Secondo lo studio, in diversi set di dati osservativi, questa è tra le siccità più gravi da quando sono iniziate le registrazioni. Sulla base del sistema di classificazione del monitoraggio della siccità degli Stati Uniti, la siccità di 1 anno su 10 in Sardegna, che è una siccità “estrema” (D3) ora sarebbe classificata come una siccità “grave” (D2) senza gli effetti del cambiamento climatico, e con un ulteriore riscaldamento sarebbe una siccità “estrema” più grave (D3). La rara siccità di 1 su 100 anni in Sicilia, che è anche una siccità “estrema” (D3), sarebbe una siccità “grave” (D2) senza cambiamenti climatici e, con un ulteriore riscaldamento di 0,7°C, diventerebbe una siccità “eccezionale” (D4). Per entrambe le isole, la probabilità di siccità come definita da SPEI12 da agosto 2023 a luglio 2024 è aumentata di circa il 50% a causa dei cambiamenti climatici indotti dall’uomo.

A meno che non si smetta rapidamente di bruciare combustibili fossili, questi eventi diventeranno ancora più comuni in futuro. In un mondo più caldo di 2°C rispetto a quello preindustriale, che potrebbe avvenire già nel 2050 senza grandi e rapide riduzioni delle emissioni di gas serra, siccità come quelle in Sicilia e Sardegna diventeranno dunque sempre più frequenti.

Governi regionali: il caso della Sardegna

Nel contesto del dibattito italiano, infine, il WWF si augura che i Governi regionali mostrino di aver compreso e voler affrontare la minaccia climatica concretamente.
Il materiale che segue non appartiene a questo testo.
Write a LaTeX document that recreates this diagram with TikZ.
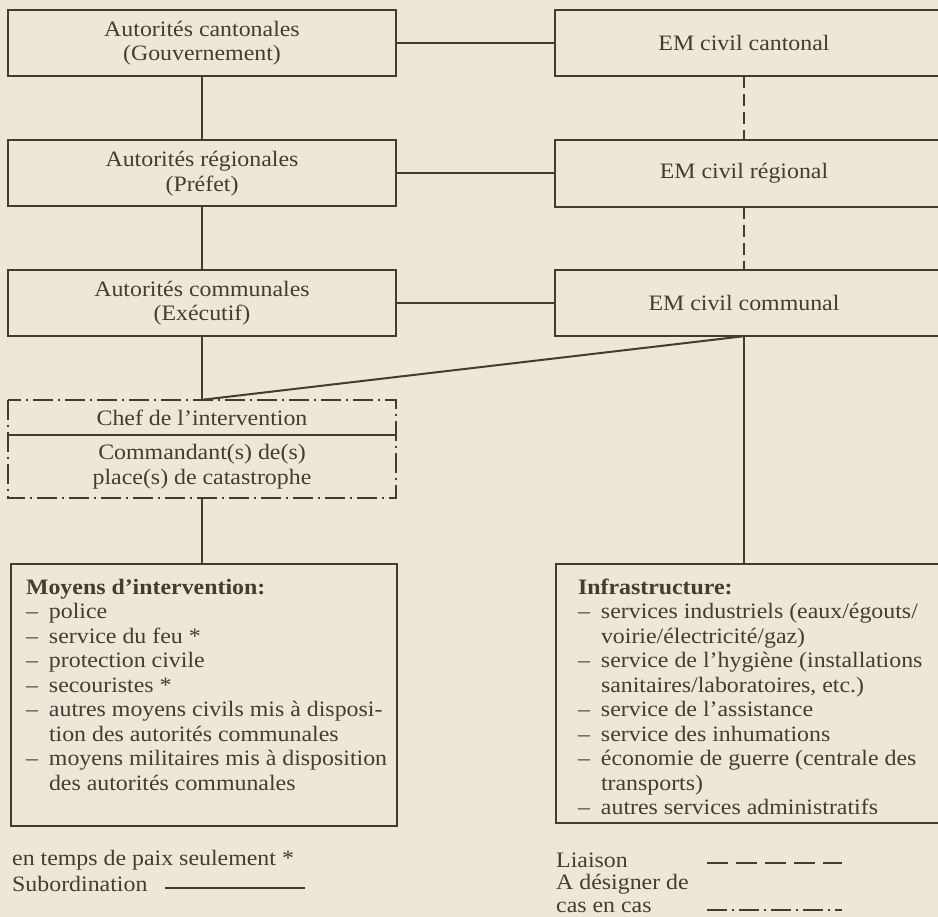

In Sardegna, ad esempio, è in corso una vera e propria campagna contro le rinnovabili, guidata da interessi economici conclamati (gas e persino carbone, ancora) che in maniera artificiosa confonde richieste con quanto effettivamente installato sul territorio.

In realtà, di rinnovabili in Sardegna ce ne sono poche – conclude Midulla -, tant’è che la Regione continua ad andare a carbone e si registrano le maggiori emissioni di CO2 pro-capite. Certo, in un territorio ricco di natura e tradizioni come quello sardo occorre particolare attenzione nella localizzazione degli impianti e un maggior coinvolgimento dei cittadini, ma bisogna tornare al senso delle proporzioni e alla realtà degli effetti devastanti dell’uso dei combustibili fossili sempre più concreti. La lunga sequela di eventi estremi collegabili direttamente alla crisi climatica impone coerenza e scelte tempestive.